17 March 2019 No Comment

SMEs which receive EU-guaranteed loans significantly outperform those that don’t, in areas including asset, sales and productivity growth, according to a new research report from emlyon business school and Politecnico di Milano School of Management.

The report assesses the short and long-term economic effects that EU guaranteed loans have on beneficiary firms. These loans were provided to SMEs under programs funded by the European Commission and managed by the European Investment Fund (EIF).

Fabio Bertoni and Anita Quas, professors of finance at emlyon, and Massimo G. Colombo, professor of entrepreneurship and entrepreneurial finance at Politecnico di Milano School of Management, analysed data collated on over 85,000 loans granted to 57,000 individual French SMEs between 2002 and 2016, for a total amount of EUR 4.65bn.

During the study, SMEs who received these loans were matched with a ‘twin’ firm that had not benefited from this scheme. The twin firms were almost identical to beneficiary SMEs in terms of industry, location, current and predicted growth, employment rate, size and age. These twin firms gained funding through more traditional bank loans, other forms of external investment such as venture capital, or did not receive any added funding at all.

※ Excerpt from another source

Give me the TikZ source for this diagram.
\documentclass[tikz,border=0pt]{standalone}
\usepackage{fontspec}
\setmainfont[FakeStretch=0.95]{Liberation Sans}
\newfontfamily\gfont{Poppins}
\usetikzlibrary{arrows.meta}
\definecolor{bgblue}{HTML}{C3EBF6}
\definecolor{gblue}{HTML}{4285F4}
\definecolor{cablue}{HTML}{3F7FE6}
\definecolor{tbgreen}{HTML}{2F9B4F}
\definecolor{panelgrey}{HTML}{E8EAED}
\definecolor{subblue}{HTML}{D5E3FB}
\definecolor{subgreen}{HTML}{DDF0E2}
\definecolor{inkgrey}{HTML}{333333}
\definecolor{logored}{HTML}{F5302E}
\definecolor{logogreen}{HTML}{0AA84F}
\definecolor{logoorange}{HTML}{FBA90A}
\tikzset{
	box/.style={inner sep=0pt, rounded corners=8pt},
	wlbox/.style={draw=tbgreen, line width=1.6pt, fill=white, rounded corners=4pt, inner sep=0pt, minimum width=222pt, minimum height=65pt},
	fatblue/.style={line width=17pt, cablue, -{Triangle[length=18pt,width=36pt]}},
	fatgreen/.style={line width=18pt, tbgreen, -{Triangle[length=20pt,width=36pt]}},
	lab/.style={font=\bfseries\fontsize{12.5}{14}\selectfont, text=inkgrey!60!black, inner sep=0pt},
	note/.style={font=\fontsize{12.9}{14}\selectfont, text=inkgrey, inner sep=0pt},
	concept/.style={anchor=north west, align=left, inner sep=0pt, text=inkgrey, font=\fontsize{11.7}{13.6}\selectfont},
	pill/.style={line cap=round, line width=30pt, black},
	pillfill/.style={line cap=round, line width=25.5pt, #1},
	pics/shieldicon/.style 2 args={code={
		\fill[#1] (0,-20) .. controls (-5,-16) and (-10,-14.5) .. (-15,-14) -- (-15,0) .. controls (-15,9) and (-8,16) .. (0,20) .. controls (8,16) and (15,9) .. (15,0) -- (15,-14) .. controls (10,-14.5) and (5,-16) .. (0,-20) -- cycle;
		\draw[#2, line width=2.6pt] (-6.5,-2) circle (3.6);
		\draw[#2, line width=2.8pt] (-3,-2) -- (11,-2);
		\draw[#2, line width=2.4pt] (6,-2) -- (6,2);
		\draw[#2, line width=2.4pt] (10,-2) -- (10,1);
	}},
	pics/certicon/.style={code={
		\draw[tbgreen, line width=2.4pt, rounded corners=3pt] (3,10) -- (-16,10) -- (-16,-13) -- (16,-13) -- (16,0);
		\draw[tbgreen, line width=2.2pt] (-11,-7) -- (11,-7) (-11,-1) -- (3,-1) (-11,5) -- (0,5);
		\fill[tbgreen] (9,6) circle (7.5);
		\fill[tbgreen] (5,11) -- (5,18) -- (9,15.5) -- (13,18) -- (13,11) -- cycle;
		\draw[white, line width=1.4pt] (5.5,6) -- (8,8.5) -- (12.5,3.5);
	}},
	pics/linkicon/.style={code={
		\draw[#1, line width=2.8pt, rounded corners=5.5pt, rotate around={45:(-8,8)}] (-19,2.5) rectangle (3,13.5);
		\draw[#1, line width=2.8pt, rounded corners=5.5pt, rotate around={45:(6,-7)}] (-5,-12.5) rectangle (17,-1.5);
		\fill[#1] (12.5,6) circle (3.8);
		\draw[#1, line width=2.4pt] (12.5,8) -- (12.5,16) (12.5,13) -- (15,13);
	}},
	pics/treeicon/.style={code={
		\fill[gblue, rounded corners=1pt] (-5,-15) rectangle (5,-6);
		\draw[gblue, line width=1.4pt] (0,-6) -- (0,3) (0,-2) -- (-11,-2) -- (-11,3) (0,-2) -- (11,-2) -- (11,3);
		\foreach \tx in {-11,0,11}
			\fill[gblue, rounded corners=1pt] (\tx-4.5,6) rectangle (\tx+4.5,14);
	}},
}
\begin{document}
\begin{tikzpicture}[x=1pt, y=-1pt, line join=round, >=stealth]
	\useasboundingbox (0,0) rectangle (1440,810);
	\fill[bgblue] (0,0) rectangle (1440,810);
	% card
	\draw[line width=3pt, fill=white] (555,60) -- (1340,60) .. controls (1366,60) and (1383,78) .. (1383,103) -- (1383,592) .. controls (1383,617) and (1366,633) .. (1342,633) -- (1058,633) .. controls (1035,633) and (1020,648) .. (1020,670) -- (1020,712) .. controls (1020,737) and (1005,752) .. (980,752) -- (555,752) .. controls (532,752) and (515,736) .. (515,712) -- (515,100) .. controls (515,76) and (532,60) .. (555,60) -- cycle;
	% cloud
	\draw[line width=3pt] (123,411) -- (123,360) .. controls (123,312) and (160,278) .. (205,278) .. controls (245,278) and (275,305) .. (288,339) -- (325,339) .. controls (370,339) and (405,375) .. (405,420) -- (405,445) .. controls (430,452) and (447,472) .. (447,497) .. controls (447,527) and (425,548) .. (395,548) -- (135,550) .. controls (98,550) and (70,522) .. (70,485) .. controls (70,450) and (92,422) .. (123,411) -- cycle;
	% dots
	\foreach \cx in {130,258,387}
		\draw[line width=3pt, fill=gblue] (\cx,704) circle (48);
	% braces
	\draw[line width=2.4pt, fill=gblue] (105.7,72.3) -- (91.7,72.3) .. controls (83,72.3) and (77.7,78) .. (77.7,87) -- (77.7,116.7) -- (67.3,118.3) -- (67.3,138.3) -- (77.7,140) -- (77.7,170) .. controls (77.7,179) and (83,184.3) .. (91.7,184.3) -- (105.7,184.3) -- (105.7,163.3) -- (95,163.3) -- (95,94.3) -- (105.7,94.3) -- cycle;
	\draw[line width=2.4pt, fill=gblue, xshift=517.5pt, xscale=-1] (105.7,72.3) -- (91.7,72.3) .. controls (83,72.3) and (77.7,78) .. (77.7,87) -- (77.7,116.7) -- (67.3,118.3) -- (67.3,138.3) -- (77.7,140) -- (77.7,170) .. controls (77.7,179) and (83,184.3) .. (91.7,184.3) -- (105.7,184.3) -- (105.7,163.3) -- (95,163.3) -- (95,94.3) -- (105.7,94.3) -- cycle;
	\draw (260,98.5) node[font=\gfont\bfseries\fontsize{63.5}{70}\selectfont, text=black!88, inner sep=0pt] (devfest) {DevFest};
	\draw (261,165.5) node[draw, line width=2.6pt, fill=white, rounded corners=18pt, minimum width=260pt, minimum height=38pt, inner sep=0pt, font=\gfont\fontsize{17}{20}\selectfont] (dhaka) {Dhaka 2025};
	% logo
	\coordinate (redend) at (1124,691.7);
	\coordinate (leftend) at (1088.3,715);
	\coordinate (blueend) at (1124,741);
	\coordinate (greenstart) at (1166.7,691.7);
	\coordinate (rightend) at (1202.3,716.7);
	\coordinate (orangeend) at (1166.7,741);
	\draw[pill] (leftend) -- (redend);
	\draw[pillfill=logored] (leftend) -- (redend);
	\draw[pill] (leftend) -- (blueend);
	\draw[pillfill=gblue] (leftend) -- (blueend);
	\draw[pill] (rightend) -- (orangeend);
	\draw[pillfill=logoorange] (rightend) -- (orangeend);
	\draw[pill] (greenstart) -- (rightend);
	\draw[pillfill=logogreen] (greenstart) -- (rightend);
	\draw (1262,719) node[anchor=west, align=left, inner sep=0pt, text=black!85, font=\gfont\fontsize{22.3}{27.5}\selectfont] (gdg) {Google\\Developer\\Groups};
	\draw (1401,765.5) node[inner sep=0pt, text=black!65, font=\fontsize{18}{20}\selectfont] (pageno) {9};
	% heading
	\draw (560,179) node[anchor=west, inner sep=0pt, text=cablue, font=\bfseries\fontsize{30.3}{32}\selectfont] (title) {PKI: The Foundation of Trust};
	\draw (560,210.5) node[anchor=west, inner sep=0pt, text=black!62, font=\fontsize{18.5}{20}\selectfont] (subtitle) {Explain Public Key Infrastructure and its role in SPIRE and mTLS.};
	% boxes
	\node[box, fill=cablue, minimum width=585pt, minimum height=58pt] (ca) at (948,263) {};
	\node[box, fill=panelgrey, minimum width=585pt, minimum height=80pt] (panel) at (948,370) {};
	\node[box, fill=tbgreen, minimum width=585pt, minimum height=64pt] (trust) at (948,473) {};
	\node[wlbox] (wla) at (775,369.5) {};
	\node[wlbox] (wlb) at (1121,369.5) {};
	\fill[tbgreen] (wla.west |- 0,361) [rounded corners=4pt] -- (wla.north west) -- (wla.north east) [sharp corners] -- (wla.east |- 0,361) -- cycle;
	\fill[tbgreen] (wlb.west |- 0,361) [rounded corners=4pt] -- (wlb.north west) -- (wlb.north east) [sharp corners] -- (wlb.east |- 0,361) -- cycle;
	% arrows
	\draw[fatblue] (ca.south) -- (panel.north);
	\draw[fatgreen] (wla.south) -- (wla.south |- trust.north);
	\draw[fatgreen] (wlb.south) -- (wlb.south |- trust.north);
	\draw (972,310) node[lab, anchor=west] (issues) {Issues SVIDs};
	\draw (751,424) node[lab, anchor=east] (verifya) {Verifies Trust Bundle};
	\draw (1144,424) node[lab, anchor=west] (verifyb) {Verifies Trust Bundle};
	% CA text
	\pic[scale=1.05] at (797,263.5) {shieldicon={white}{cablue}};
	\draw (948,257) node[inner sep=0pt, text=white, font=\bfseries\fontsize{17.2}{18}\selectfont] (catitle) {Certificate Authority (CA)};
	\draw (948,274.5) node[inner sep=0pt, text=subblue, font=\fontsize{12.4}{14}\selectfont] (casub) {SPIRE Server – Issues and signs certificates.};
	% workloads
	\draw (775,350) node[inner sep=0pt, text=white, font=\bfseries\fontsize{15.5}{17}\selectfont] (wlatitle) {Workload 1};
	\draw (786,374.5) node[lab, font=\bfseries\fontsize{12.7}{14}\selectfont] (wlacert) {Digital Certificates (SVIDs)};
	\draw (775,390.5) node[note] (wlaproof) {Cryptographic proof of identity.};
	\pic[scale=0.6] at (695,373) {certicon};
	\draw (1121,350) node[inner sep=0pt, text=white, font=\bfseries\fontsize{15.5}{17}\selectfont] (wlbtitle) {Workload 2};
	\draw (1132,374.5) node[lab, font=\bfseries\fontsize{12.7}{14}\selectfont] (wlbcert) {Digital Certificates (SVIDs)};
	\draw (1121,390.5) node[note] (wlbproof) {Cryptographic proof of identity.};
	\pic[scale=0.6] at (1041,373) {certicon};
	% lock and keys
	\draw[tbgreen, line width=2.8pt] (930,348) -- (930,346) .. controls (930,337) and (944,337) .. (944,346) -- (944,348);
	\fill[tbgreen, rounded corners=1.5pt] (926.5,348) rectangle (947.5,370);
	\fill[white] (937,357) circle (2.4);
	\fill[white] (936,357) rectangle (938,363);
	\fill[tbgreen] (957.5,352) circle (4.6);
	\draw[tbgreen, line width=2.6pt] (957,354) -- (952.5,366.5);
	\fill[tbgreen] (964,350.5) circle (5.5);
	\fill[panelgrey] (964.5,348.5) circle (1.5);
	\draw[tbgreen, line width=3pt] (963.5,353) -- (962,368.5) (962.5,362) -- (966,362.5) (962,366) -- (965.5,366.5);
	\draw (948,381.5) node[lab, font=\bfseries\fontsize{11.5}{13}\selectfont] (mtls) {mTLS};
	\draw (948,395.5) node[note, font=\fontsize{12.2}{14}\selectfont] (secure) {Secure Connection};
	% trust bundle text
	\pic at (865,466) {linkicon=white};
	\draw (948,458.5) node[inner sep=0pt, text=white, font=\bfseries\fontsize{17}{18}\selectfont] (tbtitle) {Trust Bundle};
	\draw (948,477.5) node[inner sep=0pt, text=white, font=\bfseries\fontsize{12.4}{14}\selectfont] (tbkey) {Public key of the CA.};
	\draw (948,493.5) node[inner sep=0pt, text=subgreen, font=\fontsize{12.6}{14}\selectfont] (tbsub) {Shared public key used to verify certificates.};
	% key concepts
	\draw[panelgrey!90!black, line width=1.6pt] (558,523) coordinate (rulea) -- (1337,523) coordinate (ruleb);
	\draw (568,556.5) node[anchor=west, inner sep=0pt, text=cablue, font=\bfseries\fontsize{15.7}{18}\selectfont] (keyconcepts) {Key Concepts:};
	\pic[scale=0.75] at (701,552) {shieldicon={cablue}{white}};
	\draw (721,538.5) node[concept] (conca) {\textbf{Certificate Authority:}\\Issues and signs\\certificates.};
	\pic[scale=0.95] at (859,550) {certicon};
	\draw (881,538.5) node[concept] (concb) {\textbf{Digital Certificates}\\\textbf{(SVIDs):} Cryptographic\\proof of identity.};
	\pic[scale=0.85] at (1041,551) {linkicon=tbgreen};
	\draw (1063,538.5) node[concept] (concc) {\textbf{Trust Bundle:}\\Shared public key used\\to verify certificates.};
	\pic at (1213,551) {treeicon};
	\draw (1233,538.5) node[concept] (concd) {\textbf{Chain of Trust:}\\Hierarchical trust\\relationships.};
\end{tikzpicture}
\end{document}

Professor Massimo G. Colombo says,

“Most banks act very conservatively. If they think a venture has any possibility of failing or being too risky, it is likely they will be very cautious in giving a loan. This means that many SMEs which are perhaps riskier ventures, but have the capacity to be successful, are unlikely to receive funding. These EU-guaranteed loans step in as a security buffer to banks, ensuring potentially profitable SMEs receive the funding they deserve.”

The study found that over the period studied, SMEs who received these EU-guaranteed loans outperformed those who didn’t by experiencing on average a;

  • 9% additional asset growth
  • 7% additional sales growth
  • 8% additional employment growth
  • More than 2.5% additional productivity growth
  • 7% decrease in the likelihood of defaulting.

Professor Fabio Bertoni says,

“The results are consistent with the fact that one of the biggest blocks to SMEs’ growth is a lack-of financing, and experiencing financial constraints. In fact, 30%-40% of EU SMEs cited limited funding as a very significant reason for lack of growth in an EIF survey. These loans alleviate SMEs financial constraints, easing the pressure on firms and allowing them to invest in what they deem the most important areas for growth.”

Previous research has stated that 85% of new jobs in the EU come from SME’s. The researchers suggest that it is no surprise that schemes such as these EU-guaranteed loans are beneficial to the EU in terms of job creation.